Required work:
Return, without pictures, the lines from the start of the data through the one that contains "var ticksA = [0, 2, 4, 6];".

########################################

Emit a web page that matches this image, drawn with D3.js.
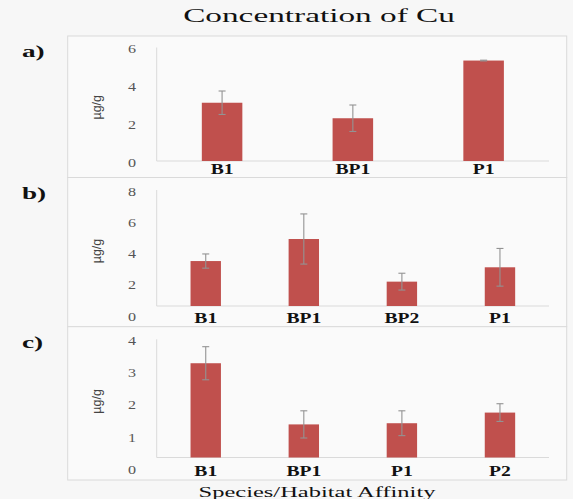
<!DOCTYPE html>
<html>
<head>
<meta charset="utf-8">
<script src="https://cdn.jsdelivr.net/npm/d3@7"></script>
<style>
  body { margin: 0; background: #f7f7f7; }
  svg { display: block; }
  .serif { font-family: "Liberation Serif", "DejaVu Serif", serif; }
</style>
</head>
<body>
<div id="chart"></div>
<script>
// data (µg/g)
var catsA = ["B1", "BP1", "P1"];
var valsA = [3.08, 2.26, 5.31];
var errA  = [0.62, 0.70, 0.02];
var ticksA = [0, 2, 4, 6];

var catsB = ["B1", "BP1", "BP2", "P1"];
var valsB = [3.10, 4.62, 1.68, 2.67];
var errB  = [0.49, 1.73, 0.58, 1.30];
var ticksB = [0, 2, 4, 6, 8];

var catsC = ["B1", "BP1", "P1", "P2"];
var valsC = [3.19, 1.12, 1.16, 1.52];
var errC  = [0.56, 0.46, 0.42, 0.30];
var ticksC = [0, 1, 2, 3, 4];

var W = 573, H = 499;
var barColor = "#c0504d";
var lineColor = "#dadada";

var svg = d3.select("#chart").append("svg")
    .attr("width", W)
    .attr("height", H);

svg.append("rect").attr("width", W).attr("height", H).attr("fill", "#f7f7f7");

// text that looks horizontally stretched like the scan
function wideText(g, x, y, str, sx) {
  return g.append("text")
      .attr("class", "serif")
      .attr("transform", "translate(" + x + "," + y + ") scale(" + sx + ",1)")
      .text(str);
}

wideText(svg, 319, 22, "Concentration of Cu", 1.85)
    .attr("text-anchor", "middle")
    .attr("font-size", 18)
    .attr("fill", "#111");

wideText(svg, 317, 497, "Species/Habitat Affinity", 1.75)
    .attr("text-anchor", "middle")
    .attr("font-size", 14)
    .attr("fill", "#111");

var panels = [
  {tag: "a)", cats: catsA, vals: valsA, errs: errA, ticks: ticksA,
   top: 36, bottom: 177.5, base: 161, plotTop: 47.5, lab0: 163, labTop: 49, catY: 169},
  {tag: "b)", cats: catsB, vals: valsB, errs: errB, ticks: ticksB,
   top: 177.5, bottom: 326.7, base: 306, plotTop: 190, lab0: 316.5, labTop: 191.7, catY: 318.3},
  {tag: "c)", cats: catsC, vals: valsC, errs: errC, ticks: ticksC,
   top: 326.7, bottom: 480, base: 457.5, plotTop: 339.3, lab0: 470, labTop: 340.5, catY: 470.7}
];

var left = 67.7, right = 566.7, axisX = 156.7, axisEnd = 549;

panels.forEach(function(p) {
  var g = svg.append("g");
  var maxT = d3.max(p.ticks);

  g.append("rect")
      .attr("x", left).attr("y", p.top)
      .attr("width", right - left).attr("height", p.bottom - p.top)
      .attr("fill", "#fafafa")
      .attr("stroke", lineColor);

  var x = d3.scaleBand().domain(p.cats).range([axisX, axisEnd])
      .paddingInner(0.69).paddingOuter(0.345);
  var y = d3.scaleLinear().domain([0, maxT]).range([p.base, p.plotTop]);
  // tick labels sit on a slightly different spread than the bars
  var yLab = d3.scaleLinear().domain([0, maxT]).range([p.lab0, p.labTop]);

  g.append("line")
      .attr("x1", axisX).attr("x2", axisX)
      .attr("y1", y(maxT)).attr("y2", y(0))
      .attr("stroke", lineColor);
  g.append("line")
      .attr("x1", axisX).attr("x2", axisEnd)
      .attr("y1", y(0)).attr("y2", y(0))
      .attr("stroke", lineColor);

  p.ticks.forEach(function(t) {
    wideText(g, 136, yLab(t) + 4, t, 1.4)
        .attr("text-anchor", "end")
        .attr("font-size", 11.5)
        .attr("fill", "#555");
  });

  g.append("text")
      .attr("transform", "translate(101," + ((y(0) + y(maxT)) / 2 + 3) + ") rotate(-90)")
      .attr("text-anchor", "middle")
      .attr("font-family", "Liberation Sans, DejaVu Sans, sans-serif")
      .attr("font-size", 12.5)
      .attr("fill", "#444")
      .text("µg/g");

  wideText(g, 22, p.top + 21, p.tag, 1.6)
      .attr("font-size", 17)
      .attr("font-weight", "bold")
      .attr("fill", "#111");

  var rows = p.cats.map(function(c, i) { return {cat: c, v: p.vals[i], e: p.errs[i]}; });

  g.selectAll("rect.bar").data(rows).enter().append("rect")
      .attr("class", "bar")
      .attr("x", function(d) { return x(d.cat); })
      .attr("width", x.bandwidth())
      .attr("y", function(d) { return y(d.v); })
      .attr("height", function(d) { return y(0) - y(d.v); })
      .attr("fill", barColor);

  var eb = g.selectAll("g.err").data(rows).enter().append("g")
      .attr("class", "err")
      .attr("stroke", "#939393")
      .attr("stroke-width", 1.1);
  eb.append("line")
      .attr("x1", function(d) { return x(d.cat) + x.bandwidth() / 2; })
      .attr("x2", function(d) { return x(d.cat) + x.bandwidth() / 2; })
      .attr("y1", function(d) { return y(d.v + d.e); })
      .attr("y2", function(d) { return y(d.v - d.e); });
  eb.append("line")
      .attr("x1", function(d) { return x(d.cat) + x.bandwidth() / 2 - 3.5; })
      .attr("x2", function(d) { return x(d.cat) + x.bandwidth() / 2 + 3.5; })
      .attr("y1", function(d) { return y(d.v + d.e); })
      .attr("y2", function(d) { return y(d.v + d.e); });
  eb.append("line")
      .attr("x1", function(d) { return x(d.cat) + x.bandwidth() / 2 - 3.5; })
      .attr("x2", function(d) { return x(d.cat) + x.bandwidth() / 2 + 3.5; })
      .attr("y1", function(d) { return y(d.v - d.e); })
      .attr("y2", function(d) { return y(d.v - d.e); });

  rows.forEach(function(d) {
    wideText(g, x(d.cat) + x.bandwidth() / 2, p.catY + 5, d.cat, 1.4)
        .attr("text-anchor", "middle")
        .attr("font-size", 14)
        .attr("font-weight", "bold")
        .attr("fill", "#111");
  });
});
</script>
</body>
</html>
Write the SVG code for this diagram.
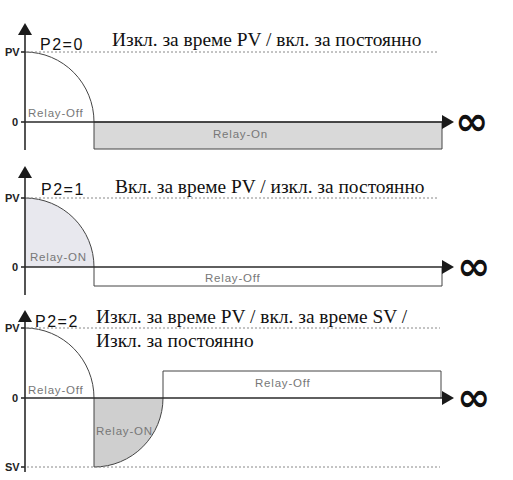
<svg xmlns="http://www.w3.org/2000/svg" width="513" height="480" viewBox="0 0 513 480">
<style>
.axis{stroke:#2a2a2a;stroke-width:1.6;fill:none}
.curve{stroke:#444;stroke-width:1;fill:none}
.dot{stroke:#888;stroke-width:1;stroke-dasharray:2 2;fill:none}
.box{stroke:#444;stroke-width:1}
.lbl{font-family:"Liberation Sans",Arial,sans-serif;font-size:11.5px;fill:#777;letter-spacing:0.8px}
.ax{font-family:"Liberation Sans",Arial,sans-serif;font-size:11px;font-weight:bold;fill:#222}
.p2{font-family:"Liberation Sans",Arial,sans-serif;font-size:16px;fill:#111;letter-spacing:1.5px}
.ru{font-family:"Liberation Serif","Times New Roman",serif;font-size:19.4px;fill:#111}
.inf{font-family:"DejaVu Sans",sans-serif;font-size:40px;font-weight:bold;fill:#111}
</style>
<defs>
<marker id="ah" markerWidth="12" markerHeight="14" refX="0" refY="7" orient="auto" markerUnits="userSpaceOnUse">
<path d="M0,0 L12,7 L0,14 Z" fill="#1a1a1a"/>
</marker>
</defs>

<g id="panel1">
<path d="M94,122 H442 V149 H94 Z" fill="#d9d9d9" class="box"/>
<path class="curve" d="M25,52 A69,70 0 0 1 94,122"/>
<line class="dot" x1="27" y1="52" x2="438" y2="52"/>
<line class="axis" x1="25" y1="150" x2="25" y2="35" marker-end="url(#ah)"/>
<line class="axis" x1="25" y1="122" x2="442" y2="122" marker-end="url(#ah)"/>
<line class="axis" x1="21" y1="52" x2="25" y2="52"/>
<line class="axis" x1="21" y1="122" x2="25" y2="122"/>
<text class="ax" x="5" y="56">PV</text>
<text class="ax" x="12" y="126">0</text>
<text class="p2" x="40" y="50">P2=0</text>
<text class="ru" x="112" y="46">Изкл. за време PV / вкл. за постоянно</text>
<text class="lbl" x="28" y="117">Relay-Off</text>
<text class="lbl" x="213" y="138">Relay-On</text>
<text class="inf" x="455" y="135">∞</text>
</g>

<g id="panel2">
<path d="M25,198 A69,69 0 0 1 94,267 H25 Z" fill="#e8e8ee"/>
<path class="curve" d="M25,198 A69,69 0 0 1 94,267"/>
<path d="M94,267 V286 H442 V267" fill="none" class="box"/>
<line class="dot" x1="27" y1="198" x2="438" y2="198"/>
<line class="axis" x1="25" y1="295" x2="25" y2="178" marker-end="url(#ah)"/>
<line class="axis" x1="25" y1="267" x2="442" y2="267" marker-end="url(#ah)"/>
<line class="axis" x1="21" y1="198" x2="25" y2="198"/>
<line class="axis" x1="21" y1="267" x2="25" y2="267"/>
<text class="ax" x="5" y="202">PV</text>
<text class="ax" x="12" y="271">0</text>
<text class="p2" x="41" y="195">P2=1</text>
<text class="ru" x="115" y="193">Вкл. за време PV / изкл. за постоянно</text>
<text class="lbl" x="30" y="261">Relay-ON</text>
<text class="lbl" x="205" y="282">Relay-Off</text>
<text class="inf" x="457" y="280">∞</text>
</g>

<g id="panel3">
<path d="M94,398 V467 A69,69 0 0 0 163,398 Z" fill="#cfcfcf"/>
<path class="curve" d="M94,398 V467 A69,69 0 0 0 163,398"/>
<path class="curve" d="M25,328 A69,70 0 0 1 94,398"/>
<path d="M163,398 V371 H441 V398" fill="none" class="box"/>
<line class="dot" x1="27" y1="328" x2="440" y2="328"/>
<line class="dot" x1="27" y1="467" x2="440" y2="467"/>
<line class="axis" x1="25" y1="472" x2="25" y2="322" marker-end="url(#ah)"/>
<line class="axis" x1="25" y1="398" x2="442" y2="398" marker-end="url(#ah)"/>
<line class="axis" x1="21" y1="328" x2="25" y2="328"/>
<line class="axis" x1="21" y1="398" x2="25" y2="398"/>
<line class="axis" x1="21" y1="467" x2="25" y2="467"/>
<text class="ax" x="5" y="332">PV</text>
<text class="ax" x="12" y="402">0</text>
<text class="ax" x="5" y="471">SV</text>
<text class="p2" x="35" y="327">P2=2</text>
<text class="ru" x="96" y="323">Изкл. за време PV / вкл. за време SV /</text>
<text class="ru" x="96" y="347">Изкл. за постоянно</text>
<text class="lbl" x="28" y="394">Relay-Off</text>
<text class="lbl" x="96" y="435">Relay-ON</text>
<text class="lbl" x="255" y="387">Relay-Off</text>
<text class="inf" x="457" y="411">∞</text>
</g>
</svg>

########################################

Exercise result:
Emit a web page that matches this image, drawn with D3.js.
<!DOCTYPE html>
<html>
<head>
<meta charset="utf-8">
<script src="https://cdn.jsdelivr.net/npm/d3@7"></script>
<style>
  body { margin: 0; background: #f7f7f7; }
  svg { display: block; }
  .serif { font-family: "Liberation Serif", "DejaVu Serif", serif; }
</style>
</head>
<body>
<div id="chart"></div>
<script>
// data (µg/g)
var catsA = ["B1", "BP1", "P1"];
var valsA = [3.08, 2.26, 5.31];
var errA  = [0.62, 0.70, 0.02];
var ticksA = [0, 2, 4, 6];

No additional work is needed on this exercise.